You've probably been told to stay positive, look on the bright side, or just let go of anger. Somewhere along the way, we all picked up the idea that some emotions are good and others are bad — that joy and gratitude belong in the winner's circle while fear, sadness, and anger sit in the penalty box.

But here's the thing: labeling emotions as negative doesn't make them go away. It just makes you feel guilty for having them. What if every emotion you've been trying to push aside is actually trying to help you? Let's rethink the whole system.

Every Emotion Evolved for a Reason

Emotions aren't random glitches in your brain. They're ancient signals that helped our ancestors survive — and they still serve you today, even when they feel uncomfortable. Fear kept early humans away from predators. Anger mobilized energy to defend boundaries. Sadness slowed things down so the body could process loss and call for social support. Disgust prevented contact with things that could cause harm.

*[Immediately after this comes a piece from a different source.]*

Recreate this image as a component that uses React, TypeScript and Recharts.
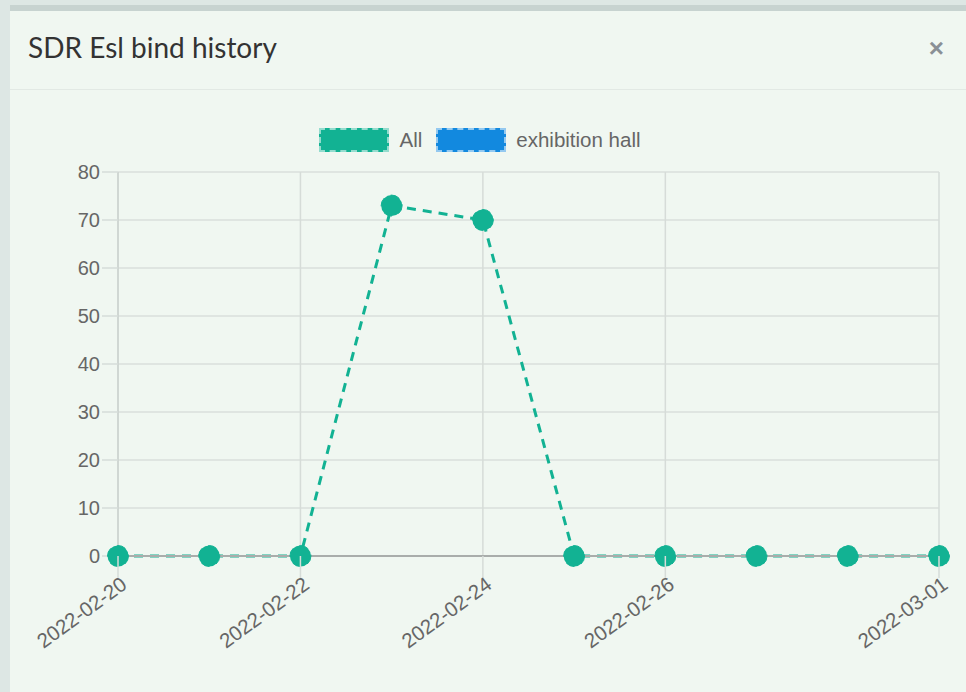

In modern life, these functions still apply. Fear alerts you when something important feels at risk — your safety, your relationships, your sense of self. Anger tells you a boundary has been crossed or something feels unfair. Sadness signals that you've lost something meaningful, and it invites you to reflect and heal. Even jealousy, an emotion most people want to disown, points to what you deeply value or desire.

The problem isn't the emotion. It's that no one taught us to read the message. When you treat an emotion like a notification — information arriving, not an emergency — you stop fighting it and start learning from it. Every feeling, no matter how unpleasant, carries data about your needs, your values, and your environment.

Takeaway

Emotions aren't rewards or punishments. They're a guidance system. The uncomfortable ones aren't broken signals — they're urgent ones.

Changing How You Relate to Difficult Feelings

If you've spent years calling certain emotions negative, shifting that habit takes deliberate practice. A powerful first step is simply changing the label. Instead of saying I'm feeling a negative emotion, try I'm feeling an uncomfortable emotion. That one-word swap makes a real difference. "Negative" implies the feeling is wrong. "Uncomfortable" just describes the sensation — and sensations pass.

Next, try the curiosity approach. When a difficult emotion shows up, pause and ask: What is this feeling responding to? What does it need me to notice? Anxiety before a presentation might be telling you the outcome matters to you. Frustration with a friend might signal an unspoken need. You don't have to act on every emotion, but acknowledging its message reduces the pressure it creates.

Another technique is to practice naming with precision. Research by psychologist Matthew Lieberman shows that putting a specific label on an emotion — saying I feel disappointed rather than I feel bad — actually reduces its intensity. The brain calms down when it can categorize what's happening. So instead of lumping everything into "stressed" or "upset," get specific. Are you overwhelmed? Embarrassed? Lonely? The more precise the name, the clearer the path forward.

Takeaway

You don't overcome difficult emotions by suppressing them. You take their power back by naming them precisely and listening to what they're actually saying.

Welcoming the Full Emotional Spectrum

Emotional integration means making room for all of your feelings — not just the comfortable ones. Think of it like listening to music. A song that only plays one note isn't beautiful. It's the tension and resolution, the minor chords alongside the major ones, that create something meaningful. Your emotional life works the same way.

A daily practice that builds this skill is the emotional check-in. Two or three times a day, pause and ask yourself: What am I feeling right now? Don't judge the answer. Don't try to fix it. Just notice. Over time, this builds what researchers call emotional granularity — the ability to experience and distinguish a wide range of emotions. People with higher emotional granularity tend to manage stress better, communicate more clearly, and recover faster from setbacks.

The goal isn't to enjoy every emotion equally. Grief will never feel like joy, and it shouldn't. The goal is to stop treating half your emotional experience as the enemy. When you welcome an emotion, you process it faster. When you resist it, it lingers. The people who seem most emotionally balanced aren't the ones who feel less — they're the ones who've stopped arguing with what they feel.

Takeaway

Emotional health isn't about feeling good all the time. It's about being willing to feel everything — and trusting that each feeling has something to teach you.

There are no negative emotions — only uncomfortable ones carrying important messages. When you stop sorting your feelings into good and bad, you free up enormous energy that was going toward suppression and self-criticism.

Start small. Name what you feel with precision. Get curious instead of critical. Let the uncomfortable feelings arrive, deliver their message, and move through. You don't need fewer emotions. You need a better relationship with all of them.